# Collected material
.....
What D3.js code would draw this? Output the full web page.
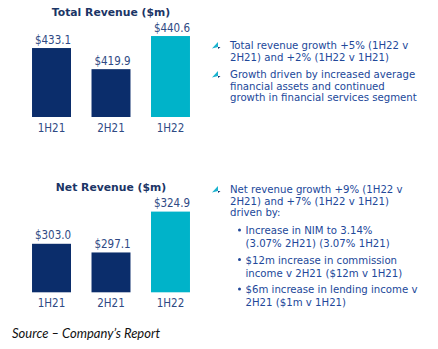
<!DOCTYPE html>
<html>
<head>
<meta charset="utf-8">
<script src="https://cdn.jsdelivr.net/npm/d3@7"></script>
<style>
  html, body { margin: 0; padding: 0; background: #fff; }
  svg { display: block; }
</style>
</head>
<body>
<svg id="chart" width="438" height="349"></svg>
<script>
const periods = ["1H21", "2H21", "1H22"]
const totalRevenue = [433.1, 419.9, 440.6]
const netRevenue = [303.0, 297.1, 324.9]
const barColours = ["#0b2d6b", "#0b2d6b", "#00b3c9"]

const totalNotes = [
    ["Total revenue growth +5% (1H22 v", "2H21) and +2% (1H22 v 1H21)"],
    ["Growth driven by increased average", "financial assets and continued", "growth in financial services segment"],
]
const netNotes = ["Net revenue growth +9% (1H22 v", "2H21) and +7% (1H22 v 1H21)", "driven by:"]
const netSubNotes = [
    ["Increase in NIM to 3.14%", "(3.07% 2H21) (3.07% 1H21)"],
    ["$12m increase in commission", "income v 2H21 ($12m v 1H21)"],
    ["$6m increase in lending income v", "2H21 ($1m v 1H21)"],
]

const font = "'DejaVu Sans', Verdana, sans-serif"
const narrow = "'DejaVu Sans Condensed', 'DejaVu Sans', sans-serif"
const textColour = "#22489a"
const labelColour = "#2f4a84"
const svg = d3.select("#chart")

function renderBars(g, { title, values, titleY, base, top, bottom, yRange }) {
    const x = d3.scaleBand().domain(periods).range([11.5, 210.5])
        .paddingInner(0.345).paddingOuter(0.345)
    const y = d3.scaleLinear().domain([base, top]).range([bottom, bottom - yRange])

    g.append("text")
        .attr("x", 111).attr("y", titleY)
        .attr("text-anchor", "middle")
        .attr("font-family", font).attr("font-weight", "bold")
        .attr("font-size", 10.8).attr("fill", "#1b3566")
        .text(title)

    const data = periods.map((p, i) => ({ period: p, value: values[i], colour: barColours[i] }))

    g.selectAll("rect")
        .data(data)
        .join("rect")
        .attr("x", (d) => x(d.period))
        .attr("y", (d) => y(d.value))
        .attr("width", x.bandwidth())
        .attr("height", (d) => bottom - y(d.value))
        .attr("fill", (d) => d.colour)

    g.selectAll("text.value")
        .data(data)
        .join("text")
        .attr("class", "value")
        .attr("x", (d) => x(d.period) + x.bandwidth() / 2 + 1.5)
        .attr("y", (d) => y(d.value) - 4.5)
        .attr("text-anchor", "middle")
        .attr("font-family", narrow).attr("font-stretch", "condensed").attr("font-size", 11.5)
        .attr("fill", labelColour)
        .text((d) => "$" + d.value.toFixed(1))

    const axis = g.append("g")
        .attr("transform", `translate(0, ${bottom})`)
        .call(d3.axisBottom(x).tickSize(0).tickPadding(7))
    axis.select(".domain").remove()
    axis.selectAll("text")
        .attr("font-family", narrow).attr("font-stretch", "condensed").attr("font-size", 11.5)
        .attr("fill", labelColour)
}

renderBars(svg.append("g"), {
    title: "Total Revenue ($m)", values: totalRevenue, titleY: 16,
    base: 390, top: 450, bottom: 117, yRange: 96,
})
renderBars(svg.append("g"), {
    title: "Net Revenue ($m)", values: netRevenue, titleY: 191,
    base: 270, top: 330, bottom: 292.3, yRange: 88.2,
})

// little arrow marker used for the headline notes
function arrow(g, x, y) {
    g.append("path")
        .attr("d", `M${x},${y + 6.5} L${x + 6},${y} L${x + 6},${y + 5} Z`)
        .attr("fill", "#1bb3cf")
    g.append("path")
        .attr("d", `M${x + 6},${y + 5} L${x + 8.5},${y + 5} L${x + 6},${y + 7} Z`)
        .attr("fill", "#0b2d6b")
}

function lines(g, x, y0, rows, step = 11.7) {
    const t = g.append("text")
        .attr("font-family", narrow).attr("font-stretch", "condensed")
        .attr("font-size", 11.3).attr("fill", textColour)
    rows.forEach((row, i) => {
        t.append("tspan").attr("x", x).attr("y", y0 + i * step).text(row)
    })
}

const notes = svg.append("g")
let noteY = [49, 78]
totalNotes.forEach((rows, i) => {
    arrow(notes, 212, noteY[i] - 7)
    lines(notes, 230, noteY[i], rows)
})

arrow(notes, 212, 186)
lines(notes, 230, 193, netNotes)

const subY = [234, 263.5, 293]
netSubNotes.forEach((rows, i) => {
    notes.append("circle").attr("cx", 239.5).attr("cy", subY[i] - 4).attr("r", 1.5).attr("fill", textColour)
    lines(notes, 245.5, subY[i], rows, 13)
})

svg.append("text")
    .attr("x", 12).attr("y", 338)
    .attr("font-family", "Lato, 'Open Sans', sans-serif")
    .attr("font-style", "italic").attr("font-size", 13)
    .attr("fill", "#111")
    .text("Source \u2013 Company\u2019s Report")
</script>
</body>
</html>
.....
# Your goal
Copy out all the data without changing anything, and drop the pictures.

# Response to this exercise
What D3.js code would draw this? Output the full web page.
<!DOCTYPE html>
<html>
<head>
<meta charset="utf-8">
<script src="https://cdn.jsdelivr.net/npm/d3@7"></script>
<style>
  html, body { margin: 0; padding: 0; background: #fff; }
  svg { display: block; }
</style>
</head>
<body>
<svg id="chart" width="438" height="349"></svg>
<script>
const periods = ["1H21", "2H21", "1H22"]
const totalRevenue = [433.1, 419.9, 440.6]
const netRevenue = [303.0, 297.1, 324.9]
const barColours = ["#0b2d6b", "#0b2d6b", "#00b3c9"]

const totalNotes = [
    ["Total revenue growth +5% (1H22 v", "2H21) and +2% (1H22 v 1H21)"],
    ["Growth driven by increased average", "financial assets and continued", "growth in financial services segment"],
]
const netNotes = ["Net revenue growth +9% (1H22 v", "2H21) and +7% (1H22 v 1H21)", "driven by:"]
const netSubNotes = [
    ["Increase in NIM to 3.14%", "(3.07% 2H21) (3.07% 1H21)"],
    ["$12m increase in commission", "income v 2H21 ($12m v 1H21)"],
    ["$6m increase in lending income v", "2H21 ($1m v 1H21)"],
]

const font = "'DejaVu Sans', Verdana, sans-serif"
const narrow = "'DejaVu Sans Condensed', 'DejaVu Sans', sans-serif"
const textColour = "#22489a"
const labelColour = "#2f4a84"
const svg = d3.select("#chart")

function renderBars(g, { title, values, titleY, base, top, bottom, yRange }) {
    const x = d3.scaleBand().domain(periods).range([11.5, 210.5])
        .paddingInner(0.345).paddingOuter(0.345)
    const y = d3.scaleLinear().domain([base, top]).range([bottom, bottom - yRange])

    g.append("text")
        .attr("x", 111).attr("y", titleY)
        .attr("text-anchor", "middle")
        .attr("font-family", font).attr("font-weight", "bold")
        .attr("font-size", 10.8).attr("fill", "#1b3566")
        .text(title)

    const data = periods.map((p, i) => ({ period: p, value: values[i], colour: barColours[i] }))

    g.selectAll("rect")
        .data(data)
        .join("rect")
        .attr("x", (d) => x(d.period))
        .attr("y", (d) => y(d.value))
        .attr("width", x.bandwidth())
        .attr("height", (d) => bottom - y(d.value))
        .attr("fill", (d) => d.colour)

    g.selectAll("text.value")
        .data(data)
        .join("text")
        .attr("class", "value")
        .attr("x", (d) => x(d.period) + x.bandwidth() / 2 + 1.5)
        .attr("y", (d) => y(d.value) - 4.5)
        .attr("text-anchor", "middle")
        .attr("font-family", narrow).attr("font-stretch", "condensed").attr("font-size", 11.5)
        .attr("fill", labelColour)
        .text((d) => "$" + d.value.toFixed(1))

    const axis = g.append("g")
        .attr("transform", `translate(0, ${bottom})`)
        .call(d3.axisBottom(x).tickSize(0).tickPadding(7))
    axis.select(".domain").remove()
    axis.selectAll("text")
        .attr("font-family", narrow).attr("font-stretch", "condensed").attr("font-size", 11.5)
        .attr("fill", labelColour)
}

renderBars(svg.append("g"), {
    title: "Total Revenue ($m)", values: totalRevenue, titleY: 16,
    base: 390, top: 450, bottom: 117, yRange: 96,
})
renderBars(svg.append("g"), {
    title: "Net Revenue ($m)", values: netRevenue, titleY: 191,
    base: 270, top: 330, bottom: 292.3, yRange: 88.2,
})

// little arrow marker used for the headline notes
function arrow(g, x, y) {
    g.append("path")
        .attr("d", `M${x},${y + 6.5} L${x + 6},${y} L${x + 6},${y + 5} Z`)
        .attr("fill", "#1bb3cf")
    g.append("path")
        .attr("d", `M${x + 6},${y + 5} L${x + 8.5},${y + 5} L${x + 6},${y + 7} Z`)
        .attr("fill", "#0b2d6b")
}

function lines(g, x, y0, rows, step = 11.7) {
    const t = g.append("text")
        .attr("font-family", narrow).attr("font-stretch", "condensed")
        .attr("font-size", 11.3).attr("fill", textColour)
    rows.forEach((row, i) => {
        t.append("tspan").attr("x", x).attr("y", y0 + i * step).text(row)
    })
}

const notes = svg.append("g")
let noteY = [49, 78]
totalNotes.forEach((rows, i) => {
    arrow(notes, 212, noteY[i] - 7)
    lines(notes, 230, noteY[i], rows)
})

arrow(notes, 212, 186)
lines(notes, 230, 193, netNotes)

const subY = [234, 263.5, 293]
netSubNotes.forEach((rows, i) => {
    notes.append("circle").attr("cx", 239.5).attr("cy", subY[i] - 4).attr("r", 1.5).attr("fill", textColour)
    lines(notes, 245.5, subY[i], rows, 13)
})

svg.append("text")
    .attr("x", 12).attr("y", 338)
    .attr("font-family", "Lato, 'Open Sans', sans-serif")
    .attr("font-style", "italic").attr("font-size", 13)
    .attr("fill", "#111")
    .text("Source \u2013 Company\u2019s Report")
</script>
</body>
</html>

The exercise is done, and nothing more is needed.